Often this committee member will have been used to getting its way just by being very forceful, very pushy, and you give in. But you have to be strong in response. Say, “No, I’m not going to give in until I hear a good reason.” And you may actually hear some reasons coming out of it at that point. But again, they may not be the true reasons. You have to be very skeptical about these reasons. Is this really why you’re attracted to that defilement? See what answer appears in the mind. And as I said, wait until you hear a really good one before you’re willing to act on that committee member. If you’re strong enough to resist it, you’ll find that its strength will begin to wane.
I saw a meditation manual once that had a great picture of a tiger. The tiger’s face was extremely large and very realistic. It was drawn with all little details, all the hairs and whiskers on the face. But the body of the tiger was folded paper, like origami. It was a paper tiger. It was a symbol for the way unskillful feelings come on very strong, and you give in because they seem so strong. You don’t realize that the strength lasts only for a little while. If you can wait and be patient, the strength will go away. Then you can look at them more calmly and see what it is that the mind’s been feeding on.
This image of feeding is one that the Buddha uses throughout his teachings. It was common at the time in India.

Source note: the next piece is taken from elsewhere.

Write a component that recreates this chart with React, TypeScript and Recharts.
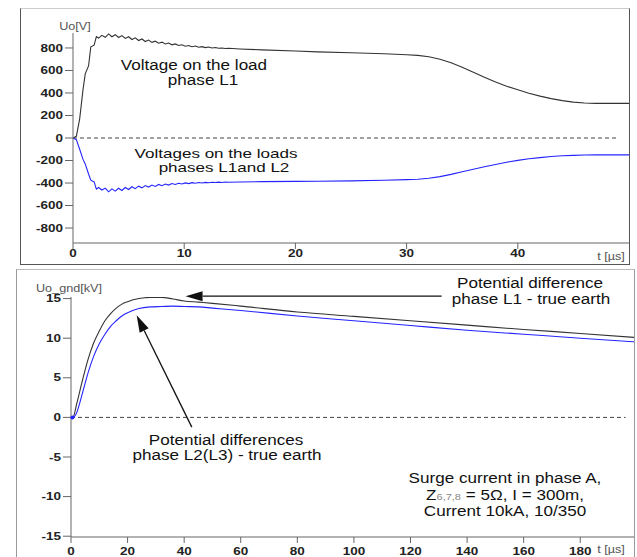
import React from "react";
import { LineChart, Line, XAxis, YAxis, ReferenceLine, ReferenceDot } from "recharts";

// ---------- Top panel data (t in µs, Uo in V) ----------
const topT = [0, 0.3, 0.6, 0.9, 1.1, 1.4, 1.6, 1.9, 2.1, 2.3, 2.6, 2.9, 3.2, 3.5, 3.8, 4.1, 4.4, 4.7, 5.0, 5.3, 5.6, 5.9, 6.2, 6.5, 6.8, 7.1, 7.4, 7.7, 8.0, 8.3, 8.6, 8.9, 9.2, 9.5, 9.8, 10.1, 10.4, 10.7, 11.0, 11.3, 11.6, 11.9, 12.2, 12.5, 12.8, 13.1, 13.4, 13.7, 14.0, 15, 17, 20, 22, 25, 28, 30, 31, 32, 33, 34, 35, 36, 37, 38, 39, 40, 41, 42, 43, 44, 45, 46, 47, 50];
const topL1 = [0, 15, 170, 430, 570, 640, 810, 825, 900, 888, 912, 895, 925, 900, 918, 893, 910, 885, 900, 875, 890, 866, 880, 857, 870, 850, 860, 842, 852, 835, 844, 828, 836, 822, 829, 816, 822, 811, 817, 807, 812, 803, 808, 800, 804, 797, 800, 795, 797, 791, 783, 773, 765, 757, 748, 740, 734, 722, 700, 668, 628, 585, 540, 497, 460, 428, 398, 372, 350, 332, 319, 311, 308, 308];
const topL12 = [0, -15, -100, -190, -230, -320, -375, -390, -455, -440, -462, -445, -478, -452, -472, -447, -466, -440, -458, -433, -450, -428, -443, -423, -436, -418, -430, -413, -424, -409, -418, -405, -413, -402, -409, -399, -405, -397, -402, -396, -400, -394, -398, -393, -396, -392, -395, -391, -393, -391, -388, -385, -384, -381, -376, -370, -366, -358, -343, -323, -300, -277, -255, -235, -215, -199, -185, -174, -165, -158, -154, -151, -150, -150];
const topXTicks = [0, 10, 20, 30, 40];
const topYTicks = [-800, -600, -400, -200, 0, 200, 400, 600, 800];

// ---------- Bottom panel data (t in µs, Uo_gnd in kV) ----------
const botT = [0, 0.8, 2, 4, 6, 8, 10, 12, 14, 16, 18, 20, 24, 28, 32, 36, 40, 45, 50, 60, 80, 100, 120, 140, 160, 180, 199];
const botL1 = [0, 0.1, 1.7, 4.6, 7.3, 9.4, 10.9, 12.2, 13.1, 13.8, 14.3, 14.6, 15.0, 15.15, 15.15, 14.95, 14.7, 14.55, 14.4, 14.05, 13.3, 12.75, 12.2, 11.65, 11.1, 10.6, 10.1];
const botL23 = [0, 0, 0.6, 3.0, 5.6, 7.7, 9.3, 10.5, 11.5, 12.2, 12.8, 13.2, 13.75, 13.95, 14.0, 14.05, 14.0, 13.95, 13.8, 13.5, 12.8, 12.2, 11.6, 11.0, 10.5, 10.0, 9.55];
const botXTicks = [0, 20, 40, 60, 80, 100, 120, 140, 160, 180];
const botYTicks = [-15, -10, -5, 0, 5, 10, 15];

const topData = topT.map((t, i) => ({ t, l1: topL1[i], l12: topL12[i] }));
const botData = botT.map((t, i) => ({ t, l1: botL1[i], l23: botL23[i] }));

const FONT = "'Liberation Sans', Arial, Helvetica, sans-serif";

const XTick = (props: any) => {
  const { x, y, payload } = props;
  return (
    <g transform={`translate(${x},${y})`}>
      <text transform="scale(1.35,1)" textAnchor="middle" dy="0.71em" fontSize={10} fontWeight="bold" fill="#222" fontFamily={FONT}>
        {payload.value}
      </text>
    </g>
  );
};

const YTick = (props: any) => {
  const { x, y, payload } = props;
  return (
    <g transform={`translate(${x},${y})`}>
      <text transform="scale(1.35,1)" textAnchor="end" dy="0.355em" fontSize={10} fontWeight="bold" fill="#222" fontFamily={FONT}>
        {payload.value}
      </text>
    </g>
  );
};

const Arrow = (props: any) => {
  const { x1, y1, x2, y2 } = props;
  const dx = x2 - x1;
  const dy = y2 - y1;
  const len = Math.sqrt(dx * dx + dy * dy) || 1;
  const ux = dx / len;
  const uy = dy / len;
  const L = 17;
  const W = 5;
  const bx = x2 - ux * L;
  const by = y2 - uy * L;
  const pts = `${x2},${y2} ${bx - uy * W},${by + ux * W} ${bx + uy * W},${by - ux * W}`;
  return (
    <g>
      <line x1={x1} y1={y1} x2={bx} y2={by} stroke="#111" strokeWidth={1.3} />
      <polygon points={pts} fill="#111" />
    </g>
  );
};

const Txt = ({ cx, cy, children, size = 14, stretch = 1.22, color = "#111" }: any) => (
  <div
    style={{
      position: "absolute",
      left: cx,
      top: cy - 6,
      height: 12,
      lineHeight: "12px",
      fontSize: size,
      color,
      fontFamily: FONT,
      whiteSpace: "nowrap",
      transform: `translateX(-50%) scaleX(${stretch})`,
    }}
  >
    {children}
  </div>
);

export default function App() {
  return (
    <div style={{ position: "absolute", left: 0, top: 0, width: 637, height: 557, overflow: "hidden", background: "#fff" }}>
      {/* panel frames */}
      <div style={{ position: "absolute", left: 20, top: 8, width: 608, height: 255, borderLeft: "1px solid #555", borderRight: "1px solid #555", borderBottom: "1px solid #555", borderTop: "1px solid #ccc" }} />
      <div style={{ position: "absolute", left: 16, top: 269, width: 617, height: 300, border: "1px solid #999", borderTopColor: "#bbb" }} />

      {/* top chart */}
      <div style={{ position: "absolute", left: 0, top: 0 }}>
        <LineChart width={637} height={264} data={topData} margin={{ top: 33, right: 8, bottom: 0, left: 23 }}>
          <XAxis dataKey="t" type="number" domain={[0, 50]} ticks={topXTicks} interval={0} allowDataOverflow height={21} stroke="#666" tickSize={6} tickMargin={1} tick={<XTick />} />
          <YAxis type="number" domain={[-933, 933]} ticks={topYTicks} interval={0} allowDataOverflow width={50} stroke="#666" tickSize={8} tickMargin={2} tick={<YTick />} />
          <ReferenceLine segment={[{ x: 0, y: 0 }, { x: 49.1, y: 0 }]} stroke="#444" strokeDasharray="4 3" ifOverflow="visible" />
          <Line dataKey="l1" type="linear" stroke="#333" strokeWidth={1.1} dot={false} isAnimationActive={false} />
          <Line dataKey="l12" type="linear" stroke="#2424ff" strokeWidth={1.1} dot={false} isAnimationActive={false} />
        </LineChart>
      </div>

      {/* bottom chart */}
      <div style={{ position: "absolute", left: 0, top: 264 }}>
        <LineChart width={637} height={336} data={botData} margin={{ top: 33, right: 3, bottom: 33, left: 21 }}>
          <XAxis dataKey="t" type="number" domain={[0, 199]} ticks={botXTicks} interval={0} allowDataOverflow height={30} stroke="#666" tickSize={6} tickMargin={5} tick={<XTick />} />
          <YAxis type="number" domain={[-15.1, 15.2]} ticks={botYTicks} interval={0} allowDataOverflow width={50} stroke="#666" tickSize={8} tickMargin={2} tick={<YTick />} />
          <ReferenceLine segment={[{ x: 0, y: 0 }, { x: 196, y: 0 }]} stroke="#444" strokeDasharray="4 3" ifOverflow="visible" />
          <Line dataKey="l1" type="monotone" stroke="#333" strokeWidth={1.1} dot={false} isAnimationActive={false} />
          <Line dataKey="l23" type="monotone" stroke="#2424ff" strokeWidth={1.1} dot={false} isAnimationActive={false} />
          <ReferenceDot x={0.5} y={0} r={2} fill="#2424ff" stroke="none" ifOverflow="visible" />
          <ReferenceLine segment={[{ x: 131, y: 15.3 }, { x: 40.5, y: 15.3 }]} ifOverflow="visible" shape={<Arrow />} />
          <ReferenceLine segment={[{ x: 42.7, y: -1.23 }, { x: 23.2, y: 12.9 }]} ifOverflow="visible" shape={<Arrow />} />
        </LineChart>
      </div>

      {/* axis captions */}
      <Txt cx={75} cy={26} size={11} stretch={1.15} color="#555">Uo[V]</Txt>
      <Txt cx={611} cy={256} size={11} stretch={1.15} color="#555">t [µs]</Txt>
      <Txt cx={69} cy={288} size={11} stretch={1.15} color="#555">Uo_gnd[kV]</Txt>
      <Txt cx={611} cy={549} size={11} stretch={1.15} color="#555">t [µs]</Txt>

      {/* top annotations */}
      <Txt cx={194} cy={65}>Voltage on the load</Txt>
      <Txt cx={203} cy={80}>phase L1</Txt>
      <Txt cx={216} cy={154} size={13} stretch={1.31}>Voltages on the loads</Txt>
      <Txt cx={224} cy={168} size={13} stretch={1.31}>phases L1and L2</Txt>

      {/* bottom annotations */}
      <Txt cx={530} cy={283}>Potential difference</Txt>
      <Txt cx={531} cy={299}>phase L1 - true earth</Txt>
      <Txt cx={226} cy={440}>Potential differences</Txt>
      <Txt cx={227} cy={455}>phase L2(L3) - true earth</Txt>
      <Txt cx={505} cy={478}>Surge current in phase A,</Txt>
      <Txt cx={505} cy={495}>
        Z<span style={{ fontSize: 9, color: "#888" }}>6,7,8</span> = 5Ω, I = 300m,
      </Txt>
      <Txt cx={505} cy={511}>Current 10kA, 10/350</Txt>
    </div>
  );
}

You might even say that the Buddha’s philosophy was about the question: How do we know what’s good to eat? It started with the Vedas. Those were rituals for feeding your relatives in heaven or storing up food for yourself so that when you die, you’d have a store of food in heaven as well—the concept being that you need to feed in order to stay alive even in heaven.
Well, there’s not just physical feeding, the Buddha realized. There’s a mental feeding that goes on as well. He took that image into the mind. There are sensations we feed on. There are states of awareness and consciousness we feed on. There are also mental intentions, and these are the important ones. What’s your intention? What do you want out of a situation, and why does that particular desire appeal to you? Learn to look at it with a jaundiced eye. We don’t like to think that we have unskillful emotions and ideas, but if we didn’t have them, we wouldn’t be suffering. So we need the honesty that can see through that. We may like to think that our minds are pure. But wait a minute. There are these problems. If the mind were pure, it wouldn’t have any problems. So maybe there is something wrong in there, something unskillful.
The fortunate thing about it is if you *really *open the mind to the light of day, you begin to see that the unskillful motives don’t make any sense. The reason they have power is because they hide in the shadows. And when they stay in the shadows, they seem to be bigger than they are. This is why the Buddha said, in talking about how he teaches, “Let a person come who is honest and observant, and I will teach that person the Dhamma”—honest both in the sense of being truthful with him or herself and truthful with people around him or her; and observant in really looking into the mind, seeing what the mind has been feeding on and how that feeding is unskillful. You’re looking both for the allure of whatever attachment you have and also the drawbacks.
Aside from our honesty, we really have no other guarantee for our well-being. After all, the Buddha isn’t sitting here right now to tell you Yes or Vo. We look at the texts, but how do we know that the texts were accurately handed down? And how do we know that we’re reading them rightly? As for the different techniques that are out there, guaranteeing, “If you complete our technique, there you are, awakened”: Well, how do you know that that’s true?
Our only guarantee is our own honesty. If we lack honesty, there’s no safety at all.